» GOAL
Write out, word for word, the stretch of lines beginning at the one with "Write a LaTeX" and ending at the one with "(0,0) rectangle (679,531);", omitting the images.

(Collected data entries)
+ + + + + + +
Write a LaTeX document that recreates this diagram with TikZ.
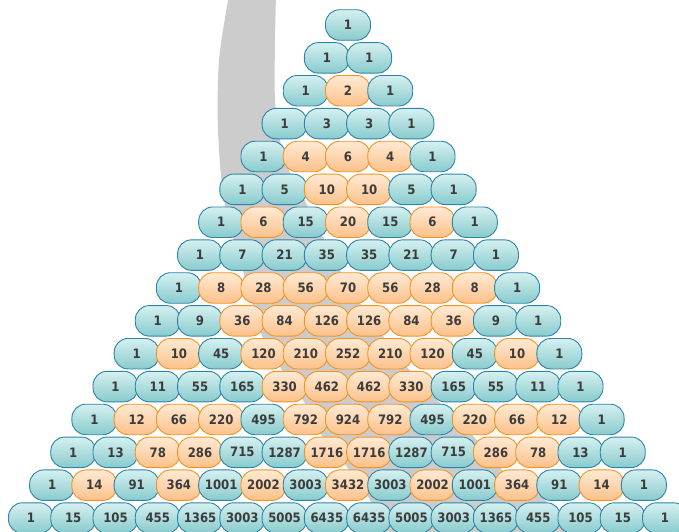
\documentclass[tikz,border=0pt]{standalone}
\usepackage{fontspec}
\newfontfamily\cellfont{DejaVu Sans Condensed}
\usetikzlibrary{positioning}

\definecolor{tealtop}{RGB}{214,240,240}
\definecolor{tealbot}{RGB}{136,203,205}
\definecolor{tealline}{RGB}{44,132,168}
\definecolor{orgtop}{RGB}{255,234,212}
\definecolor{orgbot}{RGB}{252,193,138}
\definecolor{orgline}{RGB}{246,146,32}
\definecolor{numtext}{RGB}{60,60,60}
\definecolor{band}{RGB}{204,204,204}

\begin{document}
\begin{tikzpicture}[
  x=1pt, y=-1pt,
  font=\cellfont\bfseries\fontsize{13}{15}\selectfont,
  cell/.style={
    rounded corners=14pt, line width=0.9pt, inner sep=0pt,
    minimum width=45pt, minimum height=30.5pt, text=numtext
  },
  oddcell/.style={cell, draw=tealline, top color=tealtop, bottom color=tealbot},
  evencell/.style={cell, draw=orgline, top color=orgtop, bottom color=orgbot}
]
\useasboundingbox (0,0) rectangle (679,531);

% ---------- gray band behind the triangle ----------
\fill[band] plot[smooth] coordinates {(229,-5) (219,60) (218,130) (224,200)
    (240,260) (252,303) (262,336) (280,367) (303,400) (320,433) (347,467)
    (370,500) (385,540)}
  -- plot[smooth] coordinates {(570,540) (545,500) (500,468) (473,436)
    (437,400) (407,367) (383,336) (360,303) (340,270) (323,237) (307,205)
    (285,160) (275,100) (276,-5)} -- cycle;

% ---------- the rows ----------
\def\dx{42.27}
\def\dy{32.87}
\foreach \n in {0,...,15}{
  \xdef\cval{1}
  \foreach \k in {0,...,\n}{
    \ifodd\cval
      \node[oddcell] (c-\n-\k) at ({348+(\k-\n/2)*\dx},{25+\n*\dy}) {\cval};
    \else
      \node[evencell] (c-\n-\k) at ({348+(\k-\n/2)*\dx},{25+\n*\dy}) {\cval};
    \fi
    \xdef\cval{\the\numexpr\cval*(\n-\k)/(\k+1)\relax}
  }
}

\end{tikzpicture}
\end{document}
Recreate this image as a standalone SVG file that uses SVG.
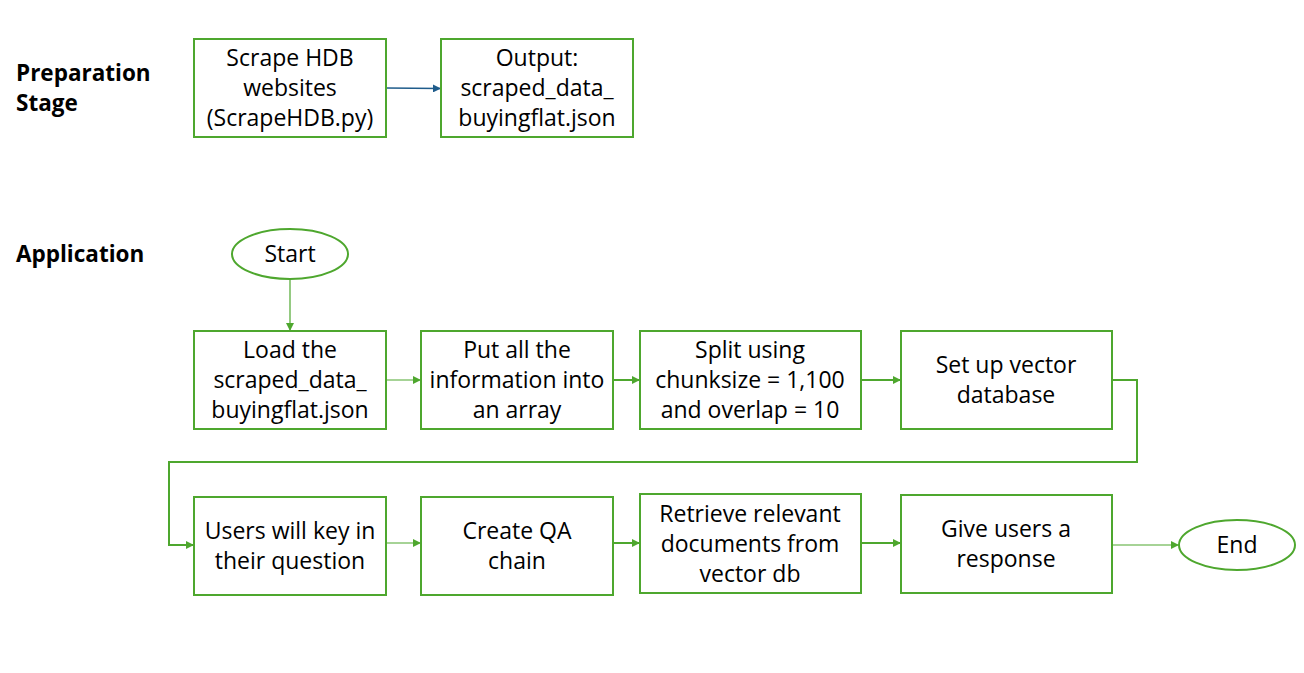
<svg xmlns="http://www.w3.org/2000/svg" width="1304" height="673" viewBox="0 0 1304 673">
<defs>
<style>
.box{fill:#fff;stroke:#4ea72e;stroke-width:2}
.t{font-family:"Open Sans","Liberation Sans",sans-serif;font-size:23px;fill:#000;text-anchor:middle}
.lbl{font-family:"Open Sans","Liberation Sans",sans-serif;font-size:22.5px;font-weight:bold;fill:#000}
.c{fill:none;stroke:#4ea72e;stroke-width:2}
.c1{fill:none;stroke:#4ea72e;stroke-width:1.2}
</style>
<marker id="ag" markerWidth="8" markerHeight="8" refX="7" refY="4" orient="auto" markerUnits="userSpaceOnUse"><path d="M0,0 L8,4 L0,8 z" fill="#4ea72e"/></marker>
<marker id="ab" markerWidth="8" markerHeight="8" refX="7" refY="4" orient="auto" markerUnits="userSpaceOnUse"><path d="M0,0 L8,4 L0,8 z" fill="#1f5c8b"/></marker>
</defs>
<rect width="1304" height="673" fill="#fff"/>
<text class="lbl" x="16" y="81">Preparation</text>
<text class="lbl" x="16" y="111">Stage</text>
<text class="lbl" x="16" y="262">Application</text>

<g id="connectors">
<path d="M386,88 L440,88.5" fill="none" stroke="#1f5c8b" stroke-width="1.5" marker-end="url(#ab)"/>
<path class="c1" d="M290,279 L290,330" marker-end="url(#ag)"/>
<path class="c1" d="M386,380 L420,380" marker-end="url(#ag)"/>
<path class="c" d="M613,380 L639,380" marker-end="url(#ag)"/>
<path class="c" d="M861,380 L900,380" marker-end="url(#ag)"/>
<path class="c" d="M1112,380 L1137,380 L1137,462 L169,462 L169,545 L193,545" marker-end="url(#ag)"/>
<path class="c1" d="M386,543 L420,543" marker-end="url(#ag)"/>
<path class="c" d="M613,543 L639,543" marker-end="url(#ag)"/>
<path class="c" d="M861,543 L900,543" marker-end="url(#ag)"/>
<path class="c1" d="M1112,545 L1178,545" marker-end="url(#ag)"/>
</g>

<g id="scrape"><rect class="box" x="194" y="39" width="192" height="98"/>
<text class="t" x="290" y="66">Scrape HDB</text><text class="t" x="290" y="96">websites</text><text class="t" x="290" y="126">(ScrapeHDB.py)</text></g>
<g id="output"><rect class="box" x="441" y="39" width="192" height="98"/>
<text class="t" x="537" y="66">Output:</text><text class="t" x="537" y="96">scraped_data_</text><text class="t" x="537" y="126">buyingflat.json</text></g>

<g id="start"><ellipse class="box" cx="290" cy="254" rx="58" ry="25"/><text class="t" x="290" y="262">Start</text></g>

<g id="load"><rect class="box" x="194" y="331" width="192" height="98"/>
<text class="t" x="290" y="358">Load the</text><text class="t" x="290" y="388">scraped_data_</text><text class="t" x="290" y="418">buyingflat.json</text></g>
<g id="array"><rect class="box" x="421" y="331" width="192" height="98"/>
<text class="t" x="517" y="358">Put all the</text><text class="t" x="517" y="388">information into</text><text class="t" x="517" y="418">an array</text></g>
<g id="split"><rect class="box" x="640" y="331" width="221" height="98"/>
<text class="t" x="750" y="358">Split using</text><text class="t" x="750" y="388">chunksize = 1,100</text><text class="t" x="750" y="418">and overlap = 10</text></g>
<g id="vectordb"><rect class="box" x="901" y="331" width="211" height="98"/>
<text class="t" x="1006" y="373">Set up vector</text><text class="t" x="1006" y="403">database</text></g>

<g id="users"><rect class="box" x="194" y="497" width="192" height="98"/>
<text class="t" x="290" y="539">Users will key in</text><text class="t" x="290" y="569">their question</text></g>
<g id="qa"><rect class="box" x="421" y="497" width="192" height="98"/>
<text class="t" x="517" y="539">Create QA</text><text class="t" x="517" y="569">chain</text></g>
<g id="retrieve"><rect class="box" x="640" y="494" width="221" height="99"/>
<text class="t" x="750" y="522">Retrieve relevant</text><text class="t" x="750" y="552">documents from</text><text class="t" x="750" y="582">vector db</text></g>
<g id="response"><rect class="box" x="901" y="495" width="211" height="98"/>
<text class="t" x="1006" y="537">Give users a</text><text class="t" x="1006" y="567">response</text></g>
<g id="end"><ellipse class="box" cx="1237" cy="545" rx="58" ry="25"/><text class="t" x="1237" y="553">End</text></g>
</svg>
+ + + + + + +
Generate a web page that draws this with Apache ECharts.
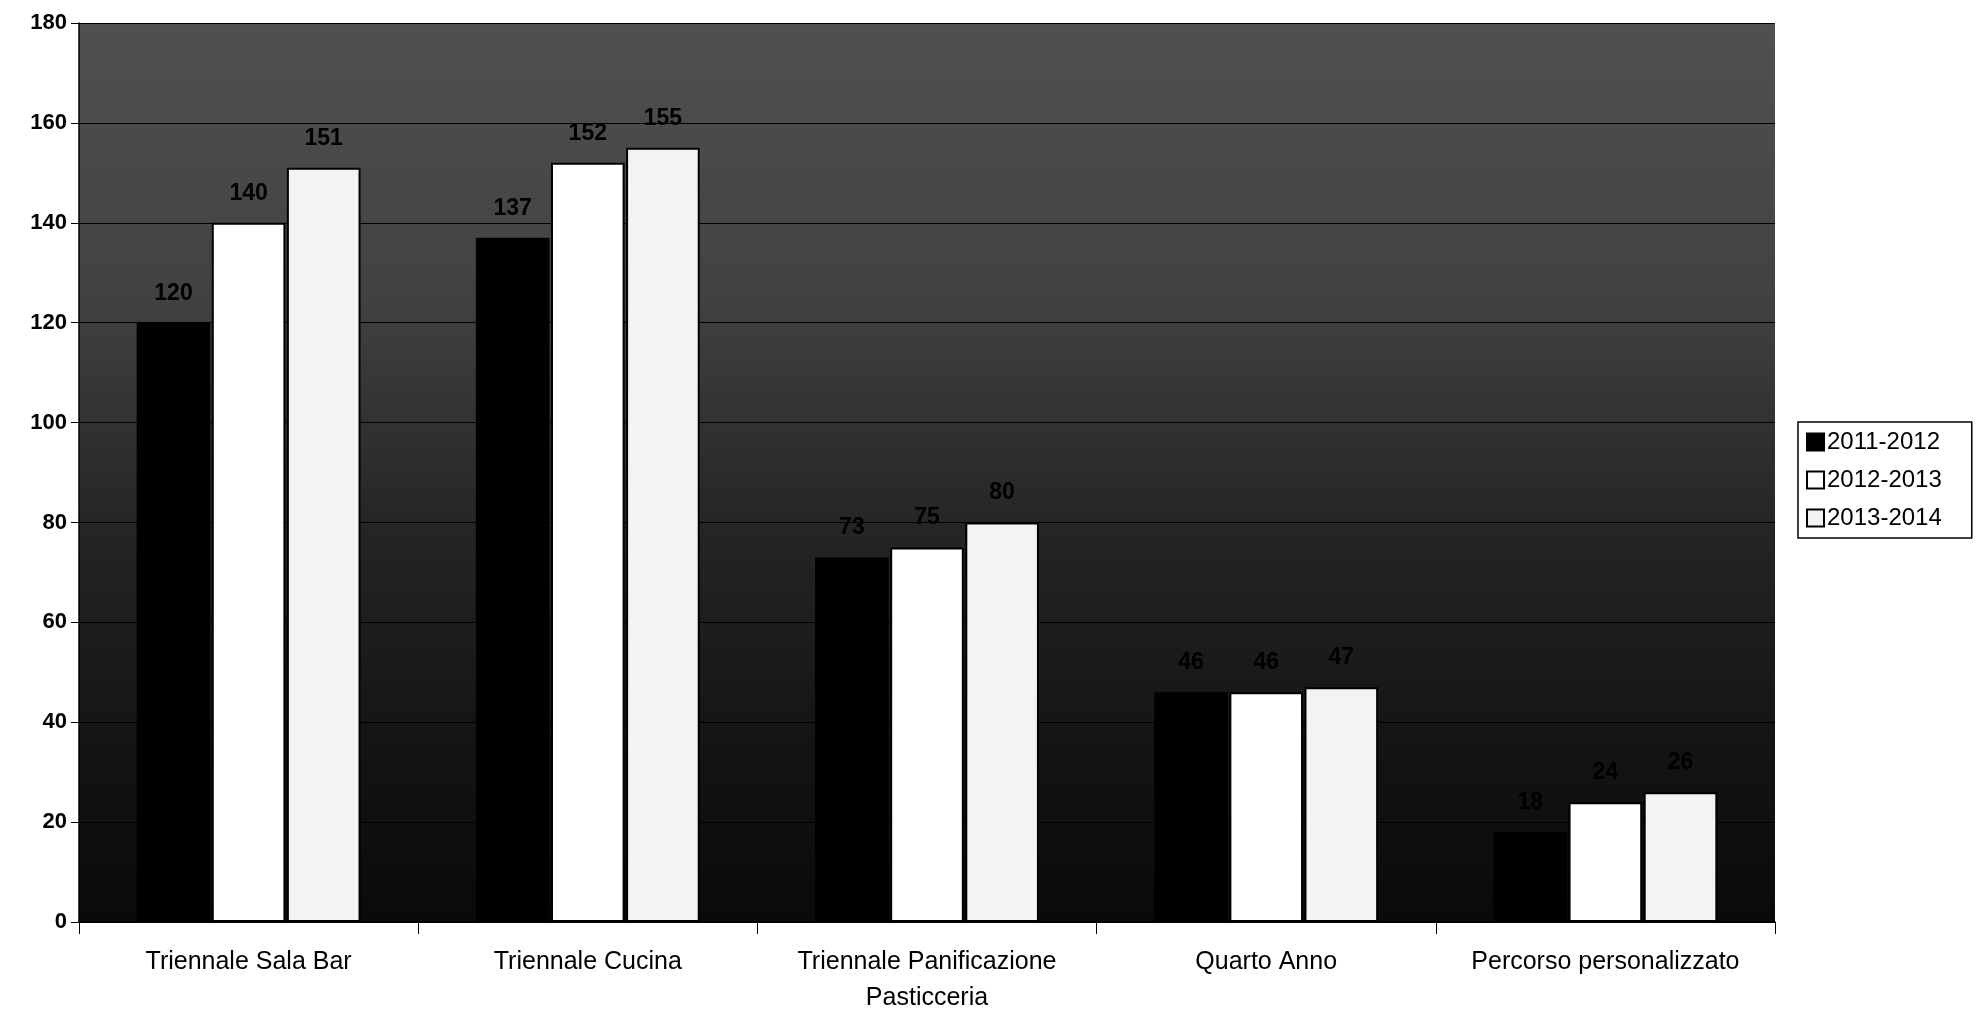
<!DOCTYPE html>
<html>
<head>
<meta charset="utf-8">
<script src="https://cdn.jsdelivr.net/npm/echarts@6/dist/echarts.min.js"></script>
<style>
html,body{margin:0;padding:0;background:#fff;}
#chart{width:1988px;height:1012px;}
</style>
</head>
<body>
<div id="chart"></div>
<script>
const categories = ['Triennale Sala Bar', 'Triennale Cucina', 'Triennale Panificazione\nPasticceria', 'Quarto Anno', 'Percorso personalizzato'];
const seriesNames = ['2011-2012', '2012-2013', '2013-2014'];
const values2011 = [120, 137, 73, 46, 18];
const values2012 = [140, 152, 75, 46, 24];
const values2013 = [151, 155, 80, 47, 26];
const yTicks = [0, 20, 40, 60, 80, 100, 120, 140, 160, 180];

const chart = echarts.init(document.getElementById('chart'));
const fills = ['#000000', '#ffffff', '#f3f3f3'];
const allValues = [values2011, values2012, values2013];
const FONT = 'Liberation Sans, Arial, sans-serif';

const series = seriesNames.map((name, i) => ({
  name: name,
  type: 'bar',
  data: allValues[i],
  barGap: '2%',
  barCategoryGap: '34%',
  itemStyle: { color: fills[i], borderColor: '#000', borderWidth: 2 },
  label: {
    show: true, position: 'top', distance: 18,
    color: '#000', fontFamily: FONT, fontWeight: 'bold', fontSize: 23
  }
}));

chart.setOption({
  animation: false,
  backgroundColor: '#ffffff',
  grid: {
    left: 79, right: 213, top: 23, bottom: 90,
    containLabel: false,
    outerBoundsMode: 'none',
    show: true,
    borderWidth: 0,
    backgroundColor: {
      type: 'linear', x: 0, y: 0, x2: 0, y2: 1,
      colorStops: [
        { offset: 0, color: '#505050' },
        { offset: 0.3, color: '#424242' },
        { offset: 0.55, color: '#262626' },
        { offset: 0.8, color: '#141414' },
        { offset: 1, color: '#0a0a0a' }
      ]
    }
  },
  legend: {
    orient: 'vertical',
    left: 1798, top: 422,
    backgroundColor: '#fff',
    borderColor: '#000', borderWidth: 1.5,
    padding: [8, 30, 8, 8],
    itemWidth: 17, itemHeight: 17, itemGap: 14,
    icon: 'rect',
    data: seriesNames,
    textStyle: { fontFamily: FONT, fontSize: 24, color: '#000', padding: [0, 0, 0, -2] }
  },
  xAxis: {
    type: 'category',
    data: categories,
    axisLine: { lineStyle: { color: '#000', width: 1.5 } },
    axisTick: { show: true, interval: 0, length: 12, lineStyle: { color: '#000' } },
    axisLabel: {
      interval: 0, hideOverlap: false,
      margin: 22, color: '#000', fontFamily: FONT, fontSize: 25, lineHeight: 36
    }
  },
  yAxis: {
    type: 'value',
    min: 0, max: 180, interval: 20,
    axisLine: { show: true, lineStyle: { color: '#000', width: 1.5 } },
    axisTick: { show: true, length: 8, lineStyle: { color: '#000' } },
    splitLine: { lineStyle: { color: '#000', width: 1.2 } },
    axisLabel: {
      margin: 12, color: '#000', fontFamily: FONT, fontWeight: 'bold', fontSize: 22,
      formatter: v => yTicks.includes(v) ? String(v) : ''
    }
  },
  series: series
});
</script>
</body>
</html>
+ + + + + + +
» OUTPUT OF THE TASK
Write a LaTeX document that recreates this diagram with TikZ.
\documentclass[tikz,border=0pt]{standalone}
\usepackage{fontspec}
\newfontfamily\cellfont{DejaVu Sans Condensed}
\usetikzlibrary{positioning}

\definecolor{tealtop}{RGB}{214,240,240}
\definecolor{tealbot}{RGB}{136,203,205}
\definecolor{tealline}{RGB}{44,132,168}
\definecolor{orgtop}{RGB}{255,234,212}
\definecolor{orgbot}{RGB}{252,193,138}
\definecolor{orgline}{RGB}{246,146,32}
\definecolor{numtext}{RGB}{60,60,60}
\definecolor{band}{RGB}{204,204,204}

\begin{document}
\begin{tikzpicture}[
  x=1pt, y=-1pt,
  font=\cellfont\bfseries\fontsize{13}{15}\selectfont,
  cell/.style={
    rounded corners=14pt, line width=0.9pt, inner sep=0pt,
    minimum width=45pt, minimum height=30.5pt, text=numtext
  },
  oddcell/.style={cell, draw=tealline, top color=tealtop, bottom color=tealbot},
  evencell/.style={cell, draw=orgline, top color=orgtop, bottom color=orgbot}
]
\useasboundingbox (0,0) rectangle (679,531);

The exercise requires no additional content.